§ EXERCISE INSTRUCTIONS
From the records below, print only the part that opens with the line containing "Convert this chart to Apache ECharts code." and closes with the line containing "const highlighted = [0, 5];"; omit the pictures.

§ RAW DATA
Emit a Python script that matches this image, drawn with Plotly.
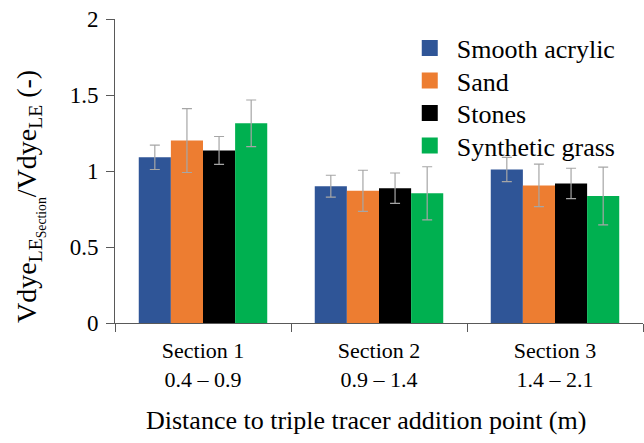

==

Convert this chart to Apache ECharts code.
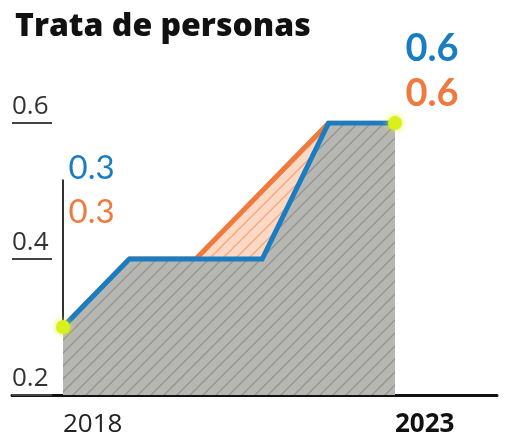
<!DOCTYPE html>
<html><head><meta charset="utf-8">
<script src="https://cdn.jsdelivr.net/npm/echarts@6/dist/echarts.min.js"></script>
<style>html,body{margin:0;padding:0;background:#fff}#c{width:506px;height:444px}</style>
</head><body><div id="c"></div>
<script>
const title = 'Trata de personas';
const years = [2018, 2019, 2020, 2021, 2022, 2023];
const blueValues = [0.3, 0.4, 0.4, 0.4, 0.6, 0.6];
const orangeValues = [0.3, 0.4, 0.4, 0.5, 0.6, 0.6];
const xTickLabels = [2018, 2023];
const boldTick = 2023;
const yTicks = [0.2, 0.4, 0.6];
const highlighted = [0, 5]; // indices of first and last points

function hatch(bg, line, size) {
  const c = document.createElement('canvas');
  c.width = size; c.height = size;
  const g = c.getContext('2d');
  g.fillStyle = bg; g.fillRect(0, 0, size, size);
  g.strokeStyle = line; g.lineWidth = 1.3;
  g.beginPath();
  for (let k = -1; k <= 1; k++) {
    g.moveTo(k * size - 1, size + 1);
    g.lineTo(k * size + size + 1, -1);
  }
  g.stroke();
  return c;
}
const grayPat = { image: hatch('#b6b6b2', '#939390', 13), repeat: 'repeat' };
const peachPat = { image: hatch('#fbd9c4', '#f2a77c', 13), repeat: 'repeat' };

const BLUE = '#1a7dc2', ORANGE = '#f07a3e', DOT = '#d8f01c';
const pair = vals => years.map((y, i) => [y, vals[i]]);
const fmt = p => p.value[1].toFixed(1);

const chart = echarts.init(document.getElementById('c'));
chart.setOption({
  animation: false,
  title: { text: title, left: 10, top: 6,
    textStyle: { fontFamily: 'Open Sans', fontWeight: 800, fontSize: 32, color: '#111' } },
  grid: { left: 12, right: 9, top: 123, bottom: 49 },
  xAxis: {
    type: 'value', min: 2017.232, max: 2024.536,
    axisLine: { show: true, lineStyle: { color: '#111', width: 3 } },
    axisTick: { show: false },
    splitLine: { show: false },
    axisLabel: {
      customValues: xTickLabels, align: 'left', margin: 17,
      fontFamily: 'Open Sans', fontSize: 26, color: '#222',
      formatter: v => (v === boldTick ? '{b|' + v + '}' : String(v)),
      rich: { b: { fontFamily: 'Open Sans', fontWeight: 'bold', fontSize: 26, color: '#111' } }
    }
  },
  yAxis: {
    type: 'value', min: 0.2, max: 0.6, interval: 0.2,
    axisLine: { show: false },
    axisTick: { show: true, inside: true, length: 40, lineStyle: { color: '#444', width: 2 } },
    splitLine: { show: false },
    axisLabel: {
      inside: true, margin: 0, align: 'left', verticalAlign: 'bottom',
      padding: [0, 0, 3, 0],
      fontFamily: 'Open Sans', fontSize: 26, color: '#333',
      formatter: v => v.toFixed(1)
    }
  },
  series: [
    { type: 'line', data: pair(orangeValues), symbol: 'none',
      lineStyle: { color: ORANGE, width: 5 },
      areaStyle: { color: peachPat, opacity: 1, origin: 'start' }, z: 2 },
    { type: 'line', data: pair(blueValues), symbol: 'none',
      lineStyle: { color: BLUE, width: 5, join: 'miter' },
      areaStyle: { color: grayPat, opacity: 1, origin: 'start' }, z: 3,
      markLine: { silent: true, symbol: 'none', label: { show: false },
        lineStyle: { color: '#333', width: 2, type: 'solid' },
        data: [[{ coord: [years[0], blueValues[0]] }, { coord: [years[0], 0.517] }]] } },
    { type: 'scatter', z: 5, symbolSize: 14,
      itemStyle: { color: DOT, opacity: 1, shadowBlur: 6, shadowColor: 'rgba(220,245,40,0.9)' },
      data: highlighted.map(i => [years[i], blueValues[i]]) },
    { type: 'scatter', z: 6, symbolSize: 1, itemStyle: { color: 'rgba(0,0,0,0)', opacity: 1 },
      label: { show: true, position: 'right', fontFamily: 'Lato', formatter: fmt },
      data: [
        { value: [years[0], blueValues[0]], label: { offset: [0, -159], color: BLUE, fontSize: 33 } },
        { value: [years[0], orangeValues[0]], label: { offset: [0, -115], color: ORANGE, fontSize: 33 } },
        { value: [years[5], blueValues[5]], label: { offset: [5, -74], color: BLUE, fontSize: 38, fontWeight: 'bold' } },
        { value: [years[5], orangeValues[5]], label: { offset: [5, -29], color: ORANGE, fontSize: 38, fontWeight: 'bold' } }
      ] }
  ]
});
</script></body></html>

§ TASK RESPONSE
Convert this chart to Apache ECharts code.
<!DOCTYPE html>
<html><head><meta charset="utf-8">
<script src="https://cdn.jsdelivr.net/npm/echarts@6/dist/echarts.min.js"></script>
<style>html,body{margin:0;padding:0;background:#fff}#c{width:506px;height:444px}</style>
</head><body><div id="c"></div>
<script>
const title = 'Trata de personas';
const years = [2018, 2019, 2020, 2021, 2022, 2023];
const blueValues = [0.3, 0.4, 0.4, 0.4, 0.6, 0.6];
const orangeValues = [0.3, 0.4, 0.4, 0.5, 0.6, 0.6];
const xTickLabels = [2018, 2023];
const boldTick = 2023;
const yTicks = [0.2, 0.4, 0.6];
const highlighted = [0, 5]; // indices of first and last points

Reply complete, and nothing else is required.